=== Rows ===

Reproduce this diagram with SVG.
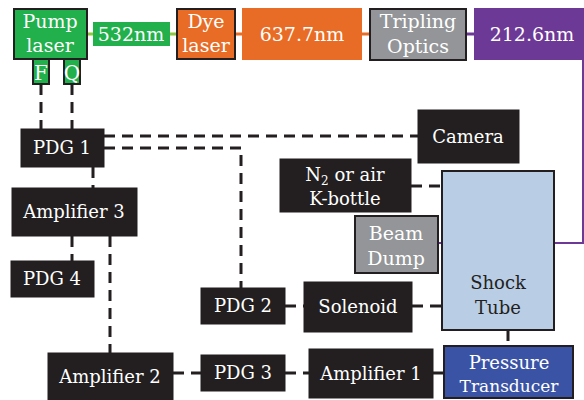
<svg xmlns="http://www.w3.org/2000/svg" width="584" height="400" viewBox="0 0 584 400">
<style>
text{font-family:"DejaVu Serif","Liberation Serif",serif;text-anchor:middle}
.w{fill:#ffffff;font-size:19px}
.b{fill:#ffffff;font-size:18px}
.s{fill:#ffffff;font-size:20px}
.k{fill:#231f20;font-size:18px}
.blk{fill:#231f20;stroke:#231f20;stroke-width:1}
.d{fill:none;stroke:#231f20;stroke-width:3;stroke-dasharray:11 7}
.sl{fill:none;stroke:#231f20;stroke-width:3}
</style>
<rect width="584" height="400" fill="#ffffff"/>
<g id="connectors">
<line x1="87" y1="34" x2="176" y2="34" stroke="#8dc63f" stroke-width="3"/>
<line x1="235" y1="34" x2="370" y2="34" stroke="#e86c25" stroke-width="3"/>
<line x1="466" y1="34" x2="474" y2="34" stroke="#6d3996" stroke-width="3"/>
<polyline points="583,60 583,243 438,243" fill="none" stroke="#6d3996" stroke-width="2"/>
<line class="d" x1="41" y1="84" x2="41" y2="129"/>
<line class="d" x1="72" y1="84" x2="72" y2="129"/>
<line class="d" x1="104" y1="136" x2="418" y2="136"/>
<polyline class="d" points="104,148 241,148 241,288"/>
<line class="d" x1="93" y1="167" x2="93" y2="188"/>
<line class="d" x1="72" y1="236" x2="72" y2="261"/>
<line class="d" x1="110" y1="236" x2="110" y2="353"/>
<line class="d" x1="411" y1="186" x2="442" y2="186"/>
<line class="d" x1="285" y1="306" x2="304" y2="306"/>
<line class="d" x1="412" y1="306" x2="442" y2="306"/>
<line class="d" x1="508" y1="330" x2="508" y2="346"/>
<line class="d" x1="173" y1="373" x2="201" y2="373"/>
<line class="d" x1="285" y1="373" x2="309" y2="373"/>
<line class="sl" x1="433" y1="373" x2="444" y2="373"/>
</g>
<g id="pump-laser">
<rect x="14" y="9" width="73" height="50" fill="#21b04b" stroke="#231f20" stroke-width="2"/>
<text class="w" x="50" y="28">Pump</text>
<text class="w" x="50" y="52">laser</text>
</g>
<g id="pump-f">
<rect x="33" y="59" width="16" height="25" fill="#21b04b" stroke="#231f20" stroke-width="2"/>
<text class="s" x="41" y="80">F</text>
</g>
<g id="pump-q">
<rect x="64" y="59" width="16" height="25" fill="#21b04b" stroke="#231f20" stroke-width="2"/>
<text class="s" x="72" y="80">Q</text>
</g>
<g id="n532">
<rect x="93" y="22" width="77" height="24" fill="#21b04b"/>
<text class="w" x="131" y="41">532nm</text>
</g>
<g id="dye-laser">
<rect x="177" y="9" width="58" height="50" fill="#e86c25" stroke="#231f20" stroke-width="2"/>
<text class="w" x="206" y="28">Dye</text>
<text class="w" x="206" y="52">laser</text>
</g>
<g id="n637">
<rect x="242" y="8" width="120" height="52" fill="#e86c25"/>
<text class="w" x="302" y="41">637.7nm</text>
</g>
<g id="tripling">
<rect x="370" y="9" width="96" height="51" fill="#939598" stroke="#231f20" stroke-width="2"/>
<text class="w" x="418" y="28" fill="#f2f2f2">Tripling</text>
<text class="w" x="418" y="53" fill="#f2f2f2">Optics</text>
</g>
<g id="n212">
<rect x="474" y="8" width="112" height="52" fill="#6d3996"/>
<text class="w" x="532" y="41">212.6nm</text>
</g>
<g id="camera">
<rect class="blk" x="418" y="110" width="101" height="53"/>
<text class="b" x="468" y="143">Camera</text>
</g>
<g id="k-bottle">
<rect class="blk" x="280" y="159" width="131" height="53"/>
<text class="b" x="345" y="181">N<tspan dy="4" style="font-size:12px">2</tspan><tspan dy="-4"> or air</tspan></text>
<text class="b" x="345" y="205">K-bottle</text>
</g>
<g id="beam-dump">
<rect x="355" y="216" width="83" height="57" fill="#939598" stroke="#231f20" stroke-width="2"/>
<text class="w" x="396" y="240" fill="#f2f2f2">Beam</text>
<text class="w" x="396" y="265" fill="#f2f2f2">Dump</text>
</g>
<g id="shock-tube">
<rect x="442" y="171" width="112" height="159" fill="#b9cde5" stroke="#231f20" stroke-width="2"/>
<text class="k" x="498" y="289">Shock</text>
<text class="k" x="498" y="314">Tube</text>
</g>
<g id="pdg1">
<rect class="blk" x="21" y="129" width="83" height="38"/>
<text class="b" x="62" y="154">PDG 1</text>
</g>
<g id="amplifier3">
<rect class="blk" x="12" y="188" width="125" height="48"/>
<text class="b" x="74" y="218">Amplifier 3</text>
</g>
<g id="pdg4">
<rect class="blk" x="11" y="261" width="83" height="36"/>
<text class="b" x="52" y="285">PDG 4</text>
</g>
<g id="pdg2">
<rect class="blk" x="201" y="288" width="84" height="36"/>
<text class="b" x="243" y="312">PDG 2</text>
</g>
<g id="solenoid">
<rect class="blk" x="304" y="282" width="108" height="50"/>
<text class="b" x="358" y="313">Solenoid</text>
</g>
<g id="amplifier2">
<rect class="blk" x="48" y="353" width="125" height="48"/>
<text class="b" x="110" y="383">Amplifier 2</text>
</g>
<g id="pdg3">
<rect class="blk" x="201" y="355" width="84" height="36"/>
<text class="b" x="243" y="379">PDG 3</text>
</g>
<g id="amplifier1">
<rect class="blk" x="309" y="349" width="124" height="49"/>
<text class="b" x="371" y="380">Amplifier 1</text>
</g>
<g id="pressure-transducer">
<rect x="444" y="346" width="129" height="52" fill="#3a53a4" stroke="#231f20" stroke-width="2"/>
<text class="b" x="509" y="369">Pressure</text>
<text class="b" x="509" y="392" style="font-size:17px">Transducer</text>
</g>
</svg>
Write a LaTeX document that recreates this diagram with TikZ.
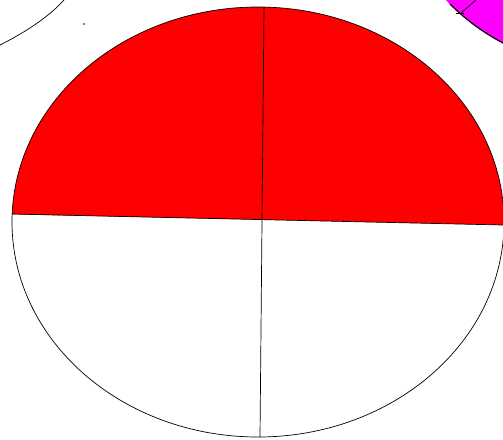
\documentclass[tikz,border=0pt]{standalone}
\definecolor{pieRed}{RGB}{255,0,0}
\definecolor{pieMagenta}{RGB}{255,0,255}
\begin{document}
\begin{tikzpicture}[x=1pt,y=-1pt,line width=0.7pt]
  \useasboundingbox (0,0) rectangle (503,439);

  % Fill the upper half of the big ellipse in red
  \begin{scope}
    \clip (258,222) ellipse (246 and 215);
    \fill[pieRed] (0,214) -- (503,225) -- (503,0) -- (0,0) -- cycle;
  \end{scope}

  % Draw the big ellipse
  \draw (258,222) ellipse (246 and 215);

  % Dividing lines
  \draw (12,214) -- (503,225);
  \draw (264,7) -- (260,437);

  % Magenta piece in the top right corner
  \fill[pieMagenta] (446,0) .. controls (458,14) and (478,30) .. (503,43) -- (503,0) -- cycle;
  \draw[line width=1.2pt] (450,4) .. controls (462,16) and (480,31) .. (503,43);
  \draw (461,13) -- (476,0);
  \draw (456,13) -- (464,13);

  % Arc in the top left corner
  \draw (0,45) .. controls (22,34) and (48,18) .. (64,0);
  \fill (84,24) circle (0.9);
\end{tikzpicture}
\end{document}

===

Extract from the material above the stretch running from the line containing "Write a LaTeX" through the line containing "(264,7) -- (260,437);". Keep the text exact and the pictures out.

Write a LaTeX document that recreates this diagram with TikZ.
\documentclass[tikz,border=0pt]{standalone}
\definecolor{pieRed}{RGB}{255,0,0}
\definecolor{pieMagenta}{RGB}{255,0,255}
\begin{document}
\begin{tikzpicture}[x=1pt,y=-1pt,line width=0.7pt]
  \useasboundingbox (0,0) rectangle (503,439);

  % Fill the upper half of the big ellipse in red
  \begin{scope}
    \clip (258,222) ellipse (246 and 215);
    \fill[pieRed] (0,214) -- (503,225) -- (503,0) -- (0,0) -- cycle;
  \end{scope}

  % Draw the big ellipse
  \draw (258,222) ellipse (246 and 215);

  % Dividing lines
  \draw (12,214) -- (503,225);
  \draw (264,7) -- (260,437);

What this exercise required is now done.